» **Recorded information**
___

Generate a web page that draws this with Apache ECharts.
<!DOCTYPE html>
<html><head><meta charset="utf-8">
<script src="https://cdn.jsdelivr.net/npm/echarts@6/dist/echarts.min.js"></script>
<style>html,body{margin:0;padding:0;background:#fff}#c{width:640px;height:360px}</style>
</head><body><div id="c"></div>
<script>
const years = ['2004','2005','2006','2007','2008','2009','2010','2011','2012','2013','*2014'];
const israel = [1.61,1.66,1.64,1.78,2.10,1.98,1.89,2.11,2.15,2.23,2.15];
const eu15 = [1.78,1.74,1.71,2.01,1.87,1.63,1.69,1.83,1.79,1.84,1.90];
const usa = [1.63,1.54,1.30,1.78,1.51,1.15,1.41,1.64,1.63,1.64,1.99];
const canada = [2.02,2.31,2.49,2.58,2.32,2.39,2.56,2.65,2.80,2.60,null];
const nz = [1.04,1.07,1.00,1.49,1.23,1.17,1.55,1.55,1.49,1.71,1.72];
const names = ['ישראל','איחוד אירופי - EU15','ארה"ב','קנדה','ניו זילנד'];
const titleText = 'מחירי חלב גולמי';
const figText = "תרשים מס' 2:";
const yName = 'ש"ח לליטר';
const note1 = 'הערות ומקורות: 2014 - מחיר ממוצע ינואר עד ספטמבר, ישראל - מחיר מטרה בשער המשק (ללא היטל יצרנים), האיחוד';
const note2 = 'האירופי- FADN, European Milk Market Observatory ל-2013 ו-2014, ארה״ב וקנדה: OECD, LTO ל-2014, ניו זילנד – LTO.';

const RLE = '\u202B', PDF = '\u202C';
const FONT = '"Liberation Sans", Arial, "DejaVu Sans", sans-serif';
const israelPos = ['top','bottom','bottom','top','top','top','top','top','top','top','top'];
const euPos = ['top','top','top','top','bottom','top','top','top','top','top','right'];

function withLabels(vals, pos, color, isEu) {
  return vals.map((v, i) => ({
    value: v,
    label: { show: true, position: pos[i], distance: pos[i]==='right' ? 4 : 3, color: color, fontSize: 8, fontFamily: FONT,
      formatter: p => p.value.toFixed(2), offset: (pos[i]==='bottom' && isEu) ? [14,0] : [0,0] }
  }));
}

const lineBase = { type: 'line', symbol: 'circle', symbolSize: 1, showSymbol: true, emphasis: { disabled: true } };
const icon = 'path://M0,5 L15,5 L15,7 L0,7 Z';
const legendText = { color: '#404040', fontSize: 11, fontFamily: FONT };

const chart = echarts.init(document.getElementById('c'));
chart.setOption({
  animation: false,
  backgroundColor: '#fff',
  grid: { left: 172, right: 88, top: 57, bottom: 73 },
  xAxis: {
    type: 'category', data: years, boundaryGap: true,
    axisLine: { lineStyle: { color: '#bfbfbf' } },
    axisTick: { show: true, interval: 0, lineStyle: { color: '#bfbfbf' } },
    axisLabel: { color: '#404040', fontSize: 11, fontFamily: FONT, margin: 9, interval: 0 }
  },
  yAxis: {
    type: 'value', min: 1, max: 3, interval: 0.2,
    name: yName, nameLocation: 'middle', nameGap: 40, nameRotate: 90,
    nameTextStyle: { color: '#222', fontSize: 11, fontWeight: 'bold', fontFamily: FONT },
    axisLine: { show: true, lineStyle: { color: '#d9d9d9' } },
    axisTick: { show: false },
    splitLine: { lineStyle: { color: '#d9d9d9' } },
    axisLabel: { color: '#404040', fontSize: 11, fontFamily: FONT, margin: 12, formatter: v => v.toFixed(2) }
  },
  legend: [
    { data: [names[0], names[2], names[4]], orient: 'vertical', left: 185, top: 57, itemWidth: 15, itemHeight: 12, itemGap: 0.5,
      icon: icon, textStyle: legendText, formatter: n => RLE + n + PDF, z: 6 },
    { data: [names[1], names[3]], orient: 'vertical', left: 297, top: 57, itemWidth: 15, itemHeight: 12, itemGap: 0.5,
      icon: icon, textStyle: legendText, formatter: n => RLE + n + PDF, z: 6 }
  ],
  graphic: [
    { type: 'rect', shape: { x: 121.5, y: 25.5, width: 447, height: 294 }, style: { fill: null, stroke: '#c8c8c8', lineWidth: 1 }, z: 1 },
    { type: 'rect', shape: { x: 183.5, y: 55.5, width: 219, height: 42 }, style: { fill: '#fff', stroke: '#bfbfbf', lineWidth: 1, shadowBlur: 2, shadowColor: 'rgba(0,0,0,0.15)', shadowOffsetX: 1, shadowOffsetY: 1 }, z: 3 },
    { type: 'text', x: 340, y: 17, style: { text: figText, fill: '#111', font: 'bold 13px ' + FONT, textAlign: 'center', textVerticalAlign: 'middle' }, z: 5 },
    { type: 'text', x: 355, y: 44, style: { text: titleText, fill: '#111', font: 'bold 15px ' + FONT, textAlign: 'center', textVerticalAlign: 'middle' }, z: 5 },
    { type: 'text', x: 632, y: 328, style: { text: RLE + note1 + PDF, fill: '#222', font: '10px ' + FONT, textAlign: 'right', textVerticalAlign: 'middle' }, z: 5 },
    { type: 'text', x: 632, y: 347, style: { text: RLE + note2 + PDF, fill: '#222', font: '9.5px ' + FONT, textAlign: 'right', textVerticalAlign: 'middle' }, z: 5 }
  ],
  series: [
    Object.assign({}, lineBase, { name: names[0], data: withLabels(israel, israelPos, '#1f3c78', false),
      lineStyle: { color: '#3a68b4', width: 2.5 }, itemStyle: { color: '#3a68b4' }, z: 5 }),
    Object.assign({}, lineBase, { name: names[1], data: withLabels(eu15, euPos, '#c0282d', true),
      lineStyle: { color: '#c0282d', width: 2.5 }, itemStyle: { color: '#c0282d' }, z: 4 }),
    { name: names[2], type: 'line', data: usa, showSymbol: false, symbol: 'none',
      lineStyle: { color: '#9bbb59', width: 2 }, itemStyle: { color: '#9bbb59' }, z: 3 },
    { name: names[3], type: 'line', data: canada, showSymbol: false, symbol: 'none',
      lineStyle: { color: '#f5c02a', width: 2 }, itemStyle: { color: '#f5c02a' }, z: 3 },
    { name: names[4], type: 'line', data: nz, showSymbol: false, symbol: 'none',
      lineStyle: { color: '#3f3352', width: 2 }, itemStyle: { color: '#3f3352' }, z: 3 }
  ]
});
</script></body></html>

___

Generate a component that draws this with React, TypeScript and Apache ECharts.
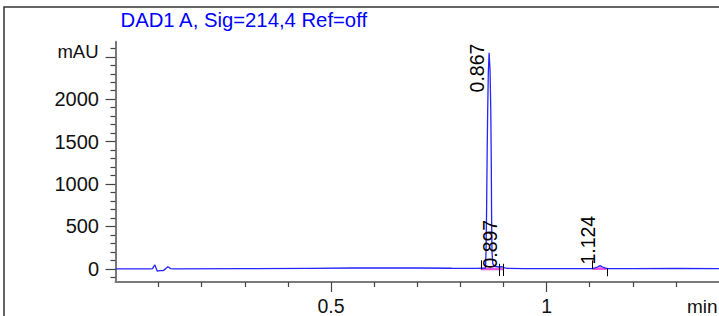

___

» **Directions**
In the listing, find each line with the string "that" and copy it.

» **The answer**
Generate a web page that draws this with Apache ECharts.
Generate a component that draws this with React, TypeScript and Apache ECharts.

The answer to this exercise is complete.